[Short exercise]:
Quote, verbatim, all material below, without pictures.

[Dataset extract]:

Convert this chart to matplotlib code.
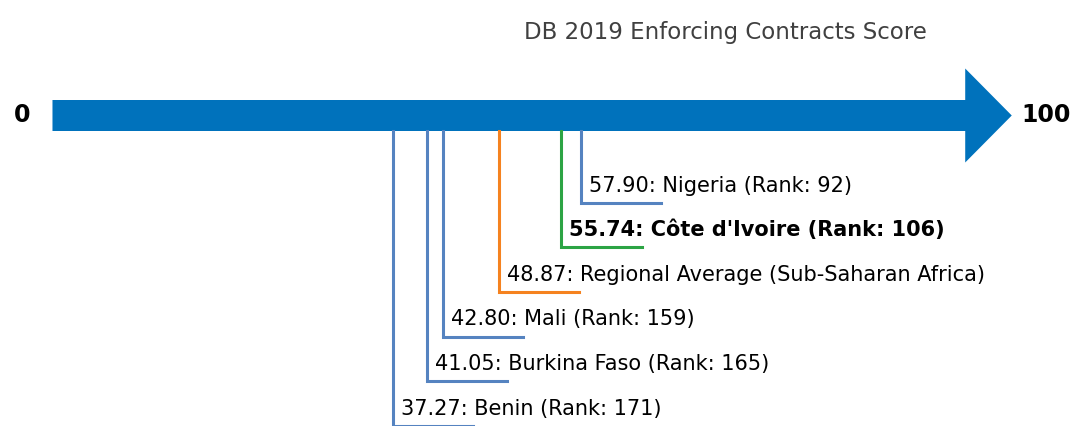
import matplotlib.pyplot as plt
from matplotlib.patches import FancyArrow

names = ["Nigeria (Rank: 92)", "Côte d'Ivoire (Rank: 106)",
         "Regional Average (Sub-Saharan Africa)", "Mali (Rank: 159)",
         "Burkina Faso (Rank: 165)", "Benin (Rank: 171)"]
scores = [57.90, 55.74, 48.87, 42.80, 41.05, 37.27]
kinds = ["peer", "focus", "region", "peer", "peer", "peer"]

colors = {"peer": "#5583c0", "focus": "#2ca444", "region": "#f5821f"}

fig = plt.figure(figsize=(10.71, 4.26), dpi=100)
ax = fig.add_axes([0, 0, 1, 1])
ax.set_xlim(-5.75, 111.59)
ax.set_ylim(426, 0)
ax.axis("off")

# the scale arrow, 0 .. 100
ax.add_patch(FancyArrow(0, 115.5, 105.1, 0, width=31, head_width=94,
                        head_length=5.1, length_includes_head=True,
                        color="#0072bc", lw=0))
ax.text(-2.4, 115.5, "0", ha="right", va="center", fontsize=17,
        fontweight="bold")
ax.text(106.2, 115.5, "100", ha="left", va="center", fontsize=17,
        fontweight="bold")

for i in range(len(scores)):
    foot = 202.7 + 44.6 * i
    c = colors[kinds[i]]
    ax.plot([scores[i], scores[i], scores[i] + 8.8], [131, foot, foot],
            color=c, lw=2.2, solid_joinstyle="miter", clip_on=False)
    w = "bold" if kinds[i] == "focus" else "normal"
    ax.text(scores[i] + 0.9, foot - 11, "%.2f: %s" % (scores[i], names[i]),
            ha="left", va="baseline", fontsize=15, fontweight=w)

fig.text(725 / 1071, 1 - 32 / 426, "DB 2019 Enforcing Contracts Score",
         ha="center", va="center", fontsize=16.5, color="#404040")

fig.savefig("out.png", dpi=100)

[Correct result]:
Convert this chart to matplotlib code.
import matplotlib.pyplot as plt
from matplotlib.patches import FancyArrow

names = ["Nigeria (Rank: 92)", "Côte d'Ivoire (Rank: 106)",
         "Regional Average (Sub-Saharan Africa)", "Mali (Rank: 159)",
         "Burkina Faso (Rank: 165)", "Benin (Rank: 171)"]
scores = [57.90, 55.74, 48.87, 42.80, 41.05, 37.27]
kinds = ["peer", "focus", "region", "peer", "peer", "peer"]

colors = {"peer": "#5583c0", "focus": "#2ca444", "region": "#f5821f"}

fig = plt.figure(figsize=(10.71, 4.26), dpi=100)
ax = fig.add_axes([0, 0, 1, 1])
ax.set_xlim(-5.75, 111.59)
ax.set_ylim(426, 0)
ax.axis("off")

# the scale arrow, 0 .. 100
ax.add_patch(FancyArrow(0, 115.5, 105.1, 0, width=31, head_width=94,
                        head_length=5.1, length_includes_head=True,
                        color="#0072bc", lw=0))
ax.text(-2.4, 115.5, "0", ha="right", va="center", fontsize=17,
        fontweight="bold")
ax.text(106.2, 115.5, "100", ha="left", va="center", fontsize=17,
        fontweight="bold")

for i in range(len(scores)):
    foot = 202.7 + 44.6 * i
    c = colors[kinds[i]]
    ax.plot([scores[i], scores[i], scores[i] + 8.8], [131, foot, foot],
            color=c, lw=2.2, solid_joinstyle="miter", clip_on=False)
    w = "bold" if kinds[i] == "focus" else "normal"
    ax.text(scores[i] + 0.9, foot - 11, "%.2f: %s" % (scores[i], names[i]),
            ha="left", va="baseline", fontsize=15, fontweight=w)

fig.text(725 / 1071, 1 - 32 / 426, "DB 2019 Enforcing Contracts Score",
         ha="center", va="center", fontsize=16.5, color="#404040")

fig.savefig("out.png", dpi=100)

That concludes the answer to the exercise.